(Plotting code records)

===

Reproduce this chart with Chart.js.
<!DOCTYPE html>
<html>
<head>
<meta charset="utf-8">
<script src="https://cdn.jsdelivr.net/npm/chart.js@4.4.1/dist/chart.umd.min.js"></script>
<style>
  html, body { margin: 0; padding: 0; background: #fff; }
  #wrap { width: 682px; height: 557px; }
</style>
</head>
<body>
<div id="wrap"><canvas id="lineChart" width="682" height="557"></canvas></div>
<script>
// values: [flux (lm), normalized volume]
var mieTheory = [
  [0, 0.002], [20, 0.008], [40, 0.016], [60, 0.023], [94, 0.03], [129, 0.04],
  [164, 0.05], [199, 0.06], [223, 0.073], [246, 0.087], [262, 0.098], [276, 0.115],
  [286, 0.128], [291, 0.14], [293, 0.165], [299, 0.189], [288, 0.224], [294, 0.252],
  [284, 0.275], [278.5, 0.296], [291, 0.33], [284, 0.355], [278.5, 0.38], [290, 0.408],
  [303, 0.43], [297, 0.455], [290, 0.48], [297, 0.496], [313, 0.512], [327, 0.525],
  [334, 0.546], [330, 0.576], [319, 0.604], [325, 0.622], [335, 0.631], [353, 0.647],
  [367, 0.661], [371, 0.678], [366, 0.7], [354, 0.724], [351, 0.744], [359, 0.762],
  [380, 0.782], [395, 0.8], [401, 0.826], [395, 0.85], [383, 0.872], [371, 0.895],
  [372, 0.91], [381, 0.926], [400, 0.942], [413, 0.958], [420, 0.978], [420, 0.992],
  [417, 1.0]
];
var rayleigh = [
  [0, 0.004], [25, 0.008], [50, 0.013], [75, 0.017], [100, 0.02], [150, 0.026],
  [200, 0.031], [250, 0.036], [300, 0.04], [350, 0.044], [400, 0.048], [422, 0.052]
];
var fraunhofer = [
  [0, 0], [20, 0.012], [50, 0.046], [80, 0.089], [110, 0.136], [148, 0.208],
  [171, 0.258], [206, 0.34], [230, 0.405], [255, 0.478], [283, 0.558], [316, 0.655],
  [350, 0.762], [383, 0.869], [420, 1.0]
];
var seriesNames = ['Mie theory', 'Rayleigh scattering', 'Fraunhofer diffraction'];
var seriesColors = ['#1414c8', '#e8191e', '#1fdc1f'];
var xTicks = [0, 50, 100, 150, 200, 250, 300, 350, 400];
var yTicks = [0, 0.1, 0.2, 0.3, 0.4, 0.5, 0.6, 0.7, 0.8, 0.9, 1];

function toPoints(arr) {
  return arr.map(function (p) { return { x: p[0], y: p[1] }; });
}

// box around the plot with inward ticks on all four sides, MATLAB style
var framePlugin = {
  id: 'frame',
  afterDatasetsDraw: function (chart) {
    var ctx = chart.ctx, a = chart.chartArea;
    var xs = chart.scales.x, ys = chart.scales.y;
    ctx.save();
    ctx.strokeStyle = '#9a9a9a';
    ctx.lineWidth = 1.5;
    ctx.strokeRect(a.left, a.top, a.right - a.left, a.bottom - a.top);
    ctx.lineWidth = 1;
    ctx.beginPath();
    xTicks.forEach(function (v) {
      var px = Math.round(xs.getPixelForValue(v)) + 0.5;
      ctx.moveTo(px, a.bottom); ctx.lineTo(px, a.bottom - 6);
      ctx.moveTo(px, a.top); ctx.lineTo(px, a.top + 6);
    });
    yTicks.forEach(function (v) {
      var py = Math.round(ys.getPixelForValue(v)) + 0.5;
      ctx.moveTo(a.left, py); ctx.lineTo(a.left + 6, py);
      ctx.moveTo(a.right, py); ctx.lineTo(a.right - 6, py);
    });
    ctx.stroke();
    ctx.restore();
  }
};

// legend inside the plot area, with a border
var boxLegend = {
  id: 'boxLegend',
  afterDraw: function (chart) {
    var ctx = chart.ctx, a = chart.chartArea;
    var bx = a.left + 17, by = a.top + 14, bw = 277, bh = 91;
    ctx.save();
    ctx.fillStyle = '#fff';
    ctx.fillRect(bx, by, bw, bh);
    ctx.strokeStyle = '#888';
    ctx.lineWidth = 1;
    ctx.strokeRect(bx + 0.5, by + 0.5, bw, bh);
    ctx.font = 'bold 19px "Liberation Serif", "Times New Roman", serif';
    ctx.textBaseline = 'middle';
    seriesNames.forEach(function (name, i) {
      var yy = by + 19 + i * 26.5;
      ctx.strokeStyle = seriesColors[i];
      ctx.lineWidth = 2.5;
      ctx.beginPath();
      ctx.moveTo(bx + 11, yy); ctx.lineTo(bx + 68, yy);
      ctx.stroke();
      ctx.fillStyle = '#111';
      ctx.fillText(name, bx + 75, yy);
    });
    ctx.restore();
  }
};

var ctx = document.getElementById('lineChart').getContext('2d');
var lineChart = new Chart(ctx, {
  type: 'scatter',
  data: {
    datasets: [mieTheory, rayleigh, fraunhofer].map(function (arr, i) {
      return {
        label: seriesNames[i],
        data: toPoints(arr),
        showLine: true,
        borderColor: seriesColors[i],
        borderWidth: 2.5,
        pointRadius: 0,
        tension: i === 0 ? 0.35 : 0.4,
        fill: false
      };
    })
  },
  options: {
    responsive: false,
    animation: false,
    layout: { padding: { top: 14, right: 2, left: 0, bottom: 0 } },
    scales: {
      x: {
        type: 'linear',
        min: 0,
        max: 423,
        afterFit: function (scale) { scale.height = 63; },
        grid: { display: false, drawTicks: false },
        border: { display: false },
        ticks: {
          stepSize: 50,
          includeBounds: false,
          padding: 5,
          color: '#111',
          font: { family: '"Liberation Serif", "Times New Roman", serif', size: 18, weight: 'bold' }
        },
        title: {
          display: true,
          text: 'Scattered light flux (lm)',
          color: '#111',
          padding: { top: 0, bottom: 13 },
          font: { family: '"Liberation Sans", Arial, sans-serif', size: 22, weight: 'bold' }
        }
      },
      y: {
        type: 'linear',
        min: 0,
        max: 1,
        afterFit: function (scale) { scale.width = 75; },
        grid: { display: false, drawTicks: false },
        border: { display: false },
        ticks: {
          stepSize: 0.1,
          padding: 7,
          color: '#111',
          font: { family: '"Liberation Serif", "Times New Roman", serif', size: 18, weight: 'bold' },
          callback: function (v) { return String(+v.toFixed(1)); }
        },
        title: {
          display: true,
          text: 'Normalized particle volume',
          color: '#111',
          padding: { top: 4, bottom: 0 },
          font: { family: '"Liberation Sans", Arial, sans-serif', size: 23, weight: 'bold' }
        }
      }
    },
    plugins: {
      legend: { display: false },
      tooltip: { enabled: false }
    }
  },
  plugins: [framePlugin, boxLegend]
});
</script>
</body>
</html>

===

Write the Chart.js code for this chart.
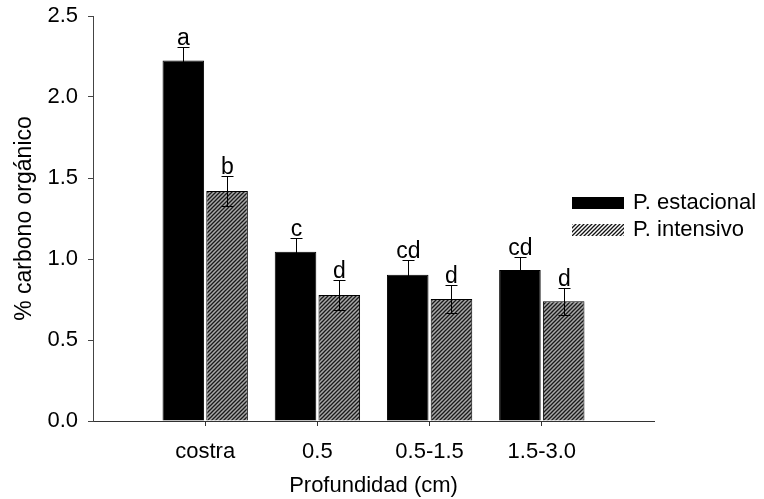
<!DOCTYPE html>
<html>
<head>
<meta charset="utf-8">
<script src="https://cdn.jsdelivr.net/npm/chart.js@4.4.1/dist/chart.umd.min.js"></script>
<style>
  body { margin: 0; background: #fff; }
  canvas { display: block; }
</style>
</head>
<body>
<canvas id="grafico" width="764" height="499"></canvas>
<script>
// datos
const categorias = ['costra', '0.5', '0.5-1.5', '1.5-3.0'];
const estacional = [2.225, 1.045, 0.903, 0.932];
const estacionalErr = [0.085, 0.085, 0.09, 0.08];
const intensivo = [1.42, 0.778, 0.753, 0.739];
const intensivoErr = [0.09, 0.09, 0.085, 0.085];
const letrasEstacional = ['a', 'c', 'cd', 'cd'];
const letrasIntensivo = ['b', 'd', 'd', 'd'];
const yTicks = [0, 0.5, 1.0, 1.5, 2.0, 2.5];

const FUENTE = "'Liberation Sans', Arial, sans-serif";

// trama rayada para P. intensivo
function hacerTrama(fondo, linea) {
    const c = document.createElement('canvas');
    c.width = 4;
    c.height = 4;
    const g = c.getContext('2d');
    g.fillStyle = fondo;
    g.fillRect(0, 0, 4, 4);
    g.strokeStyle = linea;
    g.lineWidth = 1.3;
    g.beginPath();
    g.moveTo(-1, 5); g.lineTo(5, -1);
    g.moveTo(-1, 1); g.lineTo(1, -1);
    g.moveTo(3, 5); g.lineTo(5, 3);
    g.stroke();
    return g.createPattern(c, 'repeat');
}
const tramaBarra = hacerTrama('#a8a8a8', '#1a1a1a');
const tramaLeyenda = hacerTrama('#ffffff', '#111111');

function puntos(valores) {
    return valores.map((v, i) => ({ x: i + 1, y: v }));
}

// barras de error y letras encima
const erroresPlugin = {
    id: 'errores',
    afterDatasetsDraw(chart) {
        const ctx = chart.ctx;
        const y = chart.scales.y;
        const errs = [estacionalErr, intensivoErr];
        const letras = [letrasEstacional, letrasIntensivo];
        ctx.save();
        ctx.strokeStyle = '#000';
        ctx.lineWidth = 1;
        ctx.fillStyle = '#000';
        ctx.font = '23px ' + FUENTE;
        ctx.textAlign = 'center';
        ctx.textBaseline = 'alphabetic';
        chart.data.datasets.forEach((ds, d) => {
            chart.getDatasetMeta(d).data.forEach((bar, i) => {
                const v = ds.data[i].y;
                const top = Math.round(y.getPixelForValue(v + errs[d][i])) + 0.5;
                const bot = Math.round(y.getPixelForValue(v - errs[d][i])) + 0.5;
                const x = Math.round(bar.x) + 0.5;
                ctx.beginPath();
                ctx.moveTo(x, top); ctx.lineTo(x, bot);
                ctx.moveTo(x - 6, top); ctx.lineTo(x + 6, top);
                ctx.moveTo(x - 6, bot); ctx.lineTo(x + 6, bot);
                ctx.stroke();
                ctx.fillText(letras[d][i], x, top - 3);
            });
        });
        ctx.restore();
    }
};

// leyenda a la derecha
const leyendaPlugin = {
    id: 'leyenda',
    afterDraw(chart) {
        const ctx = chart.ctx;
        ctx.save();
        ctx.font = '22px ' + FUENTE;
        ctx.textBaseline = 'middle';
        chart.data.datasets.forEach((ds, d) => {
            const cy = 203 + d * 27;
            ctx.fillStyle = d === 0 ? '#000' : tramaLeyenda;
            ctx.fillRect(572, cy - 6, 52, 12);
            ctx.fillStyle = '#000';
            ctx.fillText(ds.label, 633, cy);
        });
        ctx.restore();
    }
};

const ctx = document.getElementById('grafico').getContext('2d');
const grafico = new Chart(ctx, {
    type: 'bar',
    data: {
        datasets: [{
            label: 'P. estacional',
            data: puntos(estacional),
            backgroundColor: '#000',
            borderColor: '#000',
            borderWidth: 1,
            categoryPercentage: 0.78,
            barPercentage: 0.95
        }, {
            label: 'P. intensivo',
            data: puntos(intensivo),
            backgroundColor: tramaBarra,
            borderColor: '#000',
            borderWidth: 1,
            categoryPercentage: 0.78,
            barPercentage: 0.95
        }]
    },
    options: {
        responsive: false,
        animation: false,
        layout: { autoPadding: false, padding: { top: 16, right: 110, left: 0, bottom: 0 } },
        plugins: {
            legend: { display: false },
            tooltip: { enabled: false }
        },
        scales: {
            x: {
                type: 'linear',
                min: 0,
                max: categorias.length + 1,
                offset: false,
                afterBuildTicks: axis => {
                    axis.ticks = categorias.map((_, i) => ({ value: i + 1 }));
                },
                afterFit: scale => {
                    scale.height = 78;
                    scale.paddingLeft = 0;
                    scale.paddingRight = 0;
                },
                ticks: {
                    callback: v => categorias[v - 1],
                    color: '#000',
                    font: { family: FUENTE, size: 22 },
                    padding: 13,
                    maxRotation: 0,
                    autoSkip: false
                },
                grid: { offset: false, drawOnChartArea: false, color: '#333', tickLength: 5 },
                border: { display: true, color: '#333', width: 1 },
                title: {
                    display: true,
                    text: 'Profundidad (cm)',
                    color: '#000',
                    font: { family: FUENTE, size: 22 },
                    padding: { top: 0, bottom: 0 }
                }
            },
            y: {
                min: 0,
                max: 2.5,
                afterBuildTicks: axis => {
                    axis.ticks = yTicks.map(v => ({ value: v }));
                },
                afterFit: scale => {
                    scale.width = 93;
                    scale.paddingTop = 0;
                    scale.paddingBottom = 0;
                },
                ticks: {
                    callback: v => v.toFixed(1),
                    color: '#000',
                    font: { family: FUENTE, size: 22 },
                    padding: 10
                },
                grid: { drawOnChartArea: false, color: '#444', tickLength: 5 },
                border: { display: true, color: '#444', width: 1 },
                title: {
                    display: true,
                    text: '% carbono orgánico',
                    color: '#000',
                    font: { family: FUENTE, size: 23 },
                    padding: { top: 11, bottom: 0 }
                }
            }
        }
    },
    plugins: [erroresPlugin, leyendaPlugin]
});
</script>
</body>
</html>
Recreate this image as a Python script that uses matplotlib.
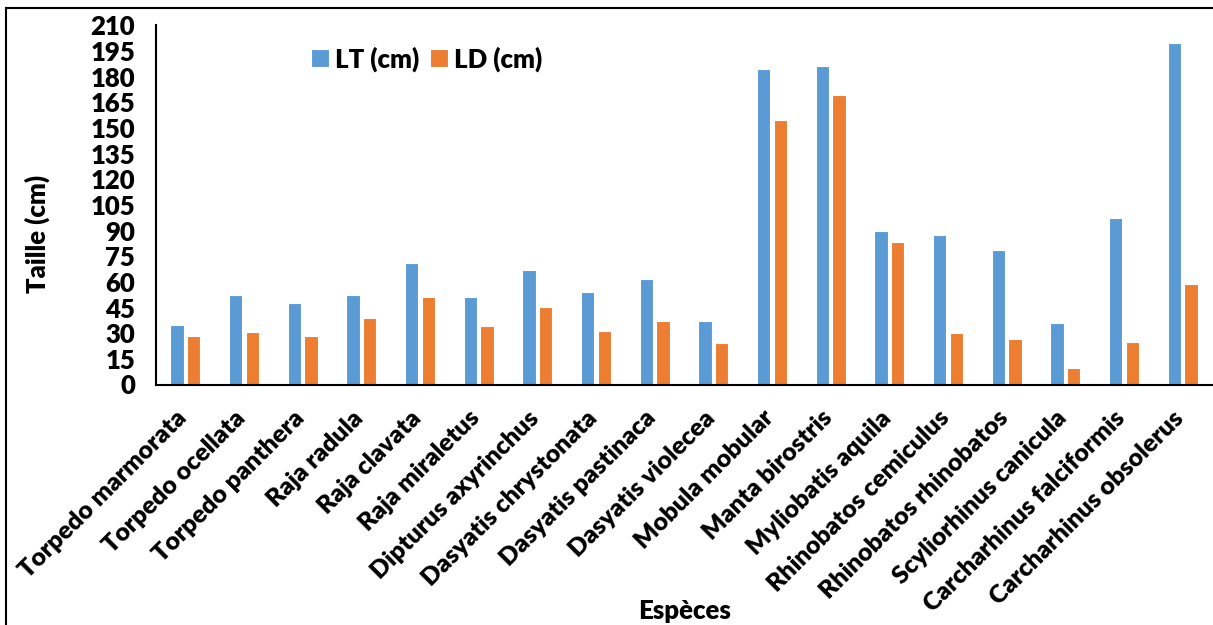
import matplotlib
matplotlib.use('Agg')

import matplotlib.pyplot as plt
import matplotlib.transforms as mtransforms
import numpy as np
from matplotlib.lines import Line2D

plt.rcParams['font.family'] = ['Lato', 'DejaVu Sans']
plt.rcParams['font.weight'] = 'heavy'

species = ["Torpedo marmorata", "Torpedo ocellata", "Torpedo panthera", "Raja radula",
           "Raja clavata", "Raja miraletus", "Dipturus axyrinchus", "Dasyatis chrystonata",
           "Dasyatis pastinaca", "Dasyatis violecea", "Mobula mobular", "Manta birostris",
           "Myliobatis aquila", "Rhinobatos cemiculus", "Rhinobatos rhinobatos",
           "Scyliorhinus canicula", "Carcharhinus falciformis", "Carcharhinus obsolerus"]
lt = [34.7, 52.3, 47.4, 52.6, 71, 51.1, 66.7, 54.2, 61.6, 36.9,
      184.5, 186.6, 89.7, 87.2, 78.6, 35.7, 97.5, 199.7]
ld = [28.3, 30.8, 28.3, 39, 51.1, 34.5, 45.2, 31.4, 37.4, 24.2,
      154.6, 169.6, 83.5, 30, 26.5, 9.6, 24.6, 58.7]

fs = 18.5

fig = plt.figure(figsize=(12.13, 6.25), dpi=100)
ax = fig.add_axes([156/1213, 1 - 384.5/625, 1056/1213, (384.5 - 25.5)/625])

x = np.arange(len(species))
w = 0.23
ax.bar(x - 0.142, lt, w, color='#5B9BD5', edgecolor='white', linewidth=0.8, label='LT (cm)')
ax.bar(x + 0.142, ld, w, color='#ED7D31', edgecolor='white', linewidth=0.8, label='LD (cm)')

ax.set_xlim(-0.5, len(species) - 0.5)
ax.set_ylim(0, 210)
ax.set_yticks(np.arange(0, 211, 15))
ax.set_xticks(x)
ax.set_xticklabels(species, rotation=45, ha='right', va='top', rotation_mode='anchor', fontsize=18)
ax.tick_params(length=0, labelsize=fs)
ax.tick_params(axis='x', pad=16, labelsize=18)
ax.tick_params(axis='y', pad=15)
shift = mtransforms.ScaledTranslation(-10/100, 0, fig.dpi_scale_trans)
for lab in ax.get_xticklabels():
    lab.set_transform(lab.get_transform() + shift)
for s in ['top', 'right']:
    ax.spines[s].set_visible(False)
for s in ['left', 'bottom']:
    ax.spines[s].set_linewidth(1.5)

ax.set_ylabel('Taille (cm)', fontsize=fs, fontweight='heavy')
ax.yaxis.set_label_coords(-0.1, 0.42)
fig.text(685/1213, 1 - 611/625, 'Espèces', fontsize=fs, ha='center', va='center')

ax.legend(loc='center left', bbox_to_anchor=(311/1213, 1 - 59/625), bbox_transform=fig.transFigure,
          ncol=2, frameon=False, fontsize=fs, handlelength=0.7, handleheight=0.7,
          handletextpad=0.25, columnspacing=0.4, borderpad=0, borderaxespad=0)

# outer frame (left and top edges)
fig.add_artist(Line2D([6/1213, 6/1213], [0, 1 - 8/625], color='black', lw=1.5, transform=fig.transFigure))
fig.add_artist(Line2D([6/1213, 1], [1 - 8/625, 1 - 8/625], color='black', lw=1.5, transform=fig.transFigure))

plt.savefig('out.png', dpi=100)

===

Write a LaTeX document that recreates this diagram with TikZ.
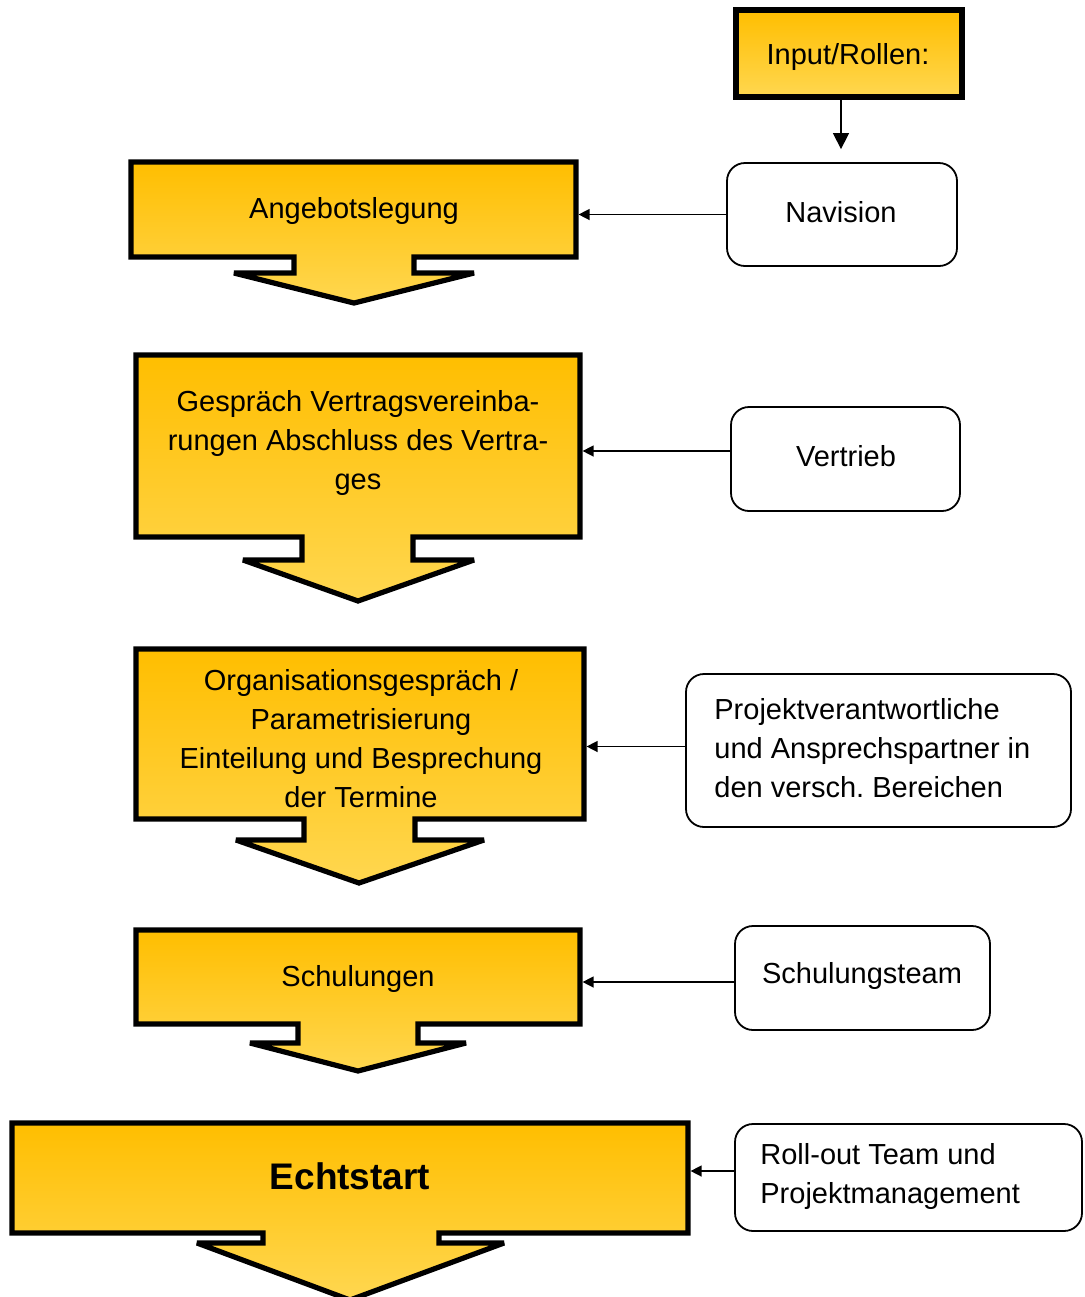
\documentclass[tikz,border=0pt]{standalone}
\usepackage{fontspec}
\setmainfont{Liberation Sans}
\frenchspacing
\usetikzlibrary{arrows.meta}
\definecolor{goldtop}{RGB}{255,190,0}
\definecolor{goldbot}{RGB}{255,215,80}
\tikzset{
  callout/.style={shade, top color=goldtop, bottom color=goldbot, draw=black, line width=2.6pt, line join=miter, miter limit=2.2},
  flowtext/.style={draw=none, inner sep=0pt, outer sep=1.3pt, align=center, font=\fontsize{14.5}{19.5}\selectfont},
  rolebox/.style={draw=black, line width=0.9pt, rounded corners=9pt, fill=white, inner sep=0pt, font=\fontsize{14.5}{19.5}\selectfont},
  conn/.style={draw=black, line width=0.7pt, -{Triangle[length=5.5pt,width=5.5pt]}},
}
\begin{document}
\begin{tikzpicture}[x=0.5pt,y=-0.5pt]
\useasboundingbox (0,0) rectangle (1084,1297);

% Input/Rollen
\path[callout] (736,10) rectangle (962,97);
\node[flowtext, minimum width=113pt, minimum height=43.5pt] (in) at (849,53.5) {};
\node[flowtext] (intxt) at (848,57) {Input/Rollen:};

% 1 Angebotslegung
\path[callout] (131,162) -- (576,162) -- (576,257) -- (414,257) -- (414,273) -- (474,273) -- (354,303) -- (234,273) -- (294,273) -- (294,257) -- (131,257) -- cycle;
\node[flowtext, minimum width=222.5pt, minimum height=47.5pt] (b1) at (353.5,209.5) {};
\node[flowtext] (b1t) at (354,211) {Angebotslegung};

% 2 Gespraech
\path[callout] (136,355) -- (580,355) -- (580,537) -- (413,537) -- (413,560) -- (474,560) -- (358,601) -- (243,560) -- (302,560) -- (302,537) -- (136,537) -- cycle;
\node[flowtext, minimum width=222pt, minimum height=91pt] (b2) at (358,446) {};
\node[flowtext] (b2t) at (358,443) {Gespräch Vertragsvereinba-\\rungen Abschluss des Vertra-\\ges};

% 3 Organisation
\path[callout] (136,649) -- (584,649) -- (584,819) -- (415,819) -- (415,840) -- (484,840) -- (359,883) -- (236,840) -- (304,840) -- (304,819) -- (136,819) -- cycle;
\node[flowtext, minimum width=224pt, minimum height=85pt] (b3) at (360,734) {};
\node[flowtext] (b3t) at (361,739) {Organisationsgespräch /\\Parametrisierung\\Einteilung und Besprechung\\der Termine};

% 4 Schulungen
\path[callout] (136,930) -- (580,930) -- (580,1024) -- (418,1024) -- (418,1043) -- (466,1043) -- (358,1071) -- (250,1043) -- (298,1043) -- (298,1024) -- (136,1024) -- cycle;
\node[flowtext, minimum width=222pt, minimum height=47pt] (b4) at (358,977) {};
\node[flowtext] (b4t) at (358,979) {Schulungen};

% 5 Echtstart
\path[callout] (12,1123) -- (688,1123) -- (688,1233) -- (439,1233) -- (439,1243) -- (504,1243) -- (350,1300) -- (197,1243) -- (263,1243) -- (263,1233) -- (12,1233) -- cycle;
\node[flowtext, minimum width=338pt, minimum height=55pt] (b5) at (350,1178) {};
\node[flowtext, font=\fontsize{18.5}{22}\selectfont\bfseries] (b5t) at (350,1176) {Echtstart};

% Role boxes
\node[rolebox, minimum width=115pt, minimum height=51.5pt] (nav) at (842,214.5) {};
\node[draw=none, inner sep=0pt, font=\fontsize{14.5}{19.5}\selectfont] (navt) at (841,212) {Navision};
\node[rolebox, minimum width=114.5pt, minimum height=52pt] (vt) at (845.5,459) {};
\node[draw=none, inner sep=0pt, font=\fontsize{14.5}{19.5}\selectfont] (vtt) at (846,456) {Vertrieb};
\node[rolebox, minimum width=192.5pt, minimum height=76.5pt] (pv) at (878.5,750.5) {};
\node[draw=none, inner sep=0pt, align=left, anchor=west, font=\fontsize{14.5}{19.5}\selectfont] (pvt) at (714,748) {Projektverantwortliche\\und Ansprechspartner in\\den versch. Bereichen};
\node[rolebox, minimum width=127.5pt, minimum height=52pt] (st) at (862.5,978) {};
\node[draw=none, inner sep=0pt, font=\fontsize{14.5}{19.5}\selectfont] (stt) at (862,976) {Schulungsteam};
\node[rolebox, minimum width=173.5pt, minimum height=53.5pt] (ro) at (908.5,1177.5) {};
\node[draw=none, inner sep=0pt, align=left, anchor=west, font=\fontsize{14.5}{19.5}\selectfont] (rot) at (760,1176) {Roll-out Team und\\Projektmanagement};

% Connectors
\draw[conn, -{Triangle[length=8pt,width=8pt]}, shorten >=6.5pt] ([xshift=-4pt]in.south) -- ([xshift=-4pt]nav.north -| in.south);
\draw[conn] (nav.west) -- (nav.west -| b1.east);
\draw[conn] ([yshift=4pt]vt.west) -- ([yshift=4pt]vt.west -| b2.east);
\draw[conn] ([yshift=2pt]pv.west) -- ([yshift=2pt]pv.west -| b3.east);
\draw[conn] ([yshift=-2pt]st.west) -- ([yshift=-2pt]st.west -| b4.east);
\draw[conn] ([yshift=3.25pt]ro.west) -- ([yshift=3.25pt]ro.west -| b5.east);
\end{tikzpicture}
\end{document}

===

* [GIVEN EXERCISE]:
Beginning with the line above that contains "Recreate this image" and finishing with the line that contains "ax = fig.add_axes([156/1213, 1", print those lines exactly and only. Skip all pictures.

* [THE RESULT]:
Recreate this image as a Python script that uses matplotlib.
import matplotlib
matplotlib.use('Agg')

import matplotlib.pyplot as plt
import matplotlib.transforms as mtransforms
import numpy as np
from matplotlib.lines import Line2D

plt.rcParams['font.family'] = ['Lato', 'DejaVu Sans']
plt.rcParams['font.weight'] = 'heavy'

species = ["Torpedo marmorata", "Torpedo ocellata", "Torpedo panthera", "Raja radula",
           "Raja clavata", "Raja miraletus", "Dipturus axyrinchus", "Dasyatis chrystonata",
           "Dasyatis pastinaca", "Dasyatis violecea", "Mobula mobular", "Manta birostris",
           "Myliobatis aquila", "Rhinobatos cemiculus", "Rhinobatos rhinobatos",
           "Scyliorhinus canicula", "Carcharhinus falciformis", "Carcharhinus obsolerus"]
lt = [34.7, 52.3, 47.4, 52.6, 71, 51.1, 66.7, 54.2, 61.6, 36.9,
      184.5, 186.6, 89.7, 87.2, 78.6, 35.7, 97.5, 199.7]
ld = [28.3, 30.8, 28.3, 39, 51.1, 34.5, 45.2, 31.4, 37.4, 24.2,
      154.6, 169.6, 83.5, 30, 26.5, 9.6, 24.6, 58.7]

fs = 18.5

fig = plt.figure(figsize=(12.13, 6.25), dpi=100)
ax = fig.add_axes([156/1213, 1 - 384.5/625, 1056/1213, (384.5 - 25.5)/625])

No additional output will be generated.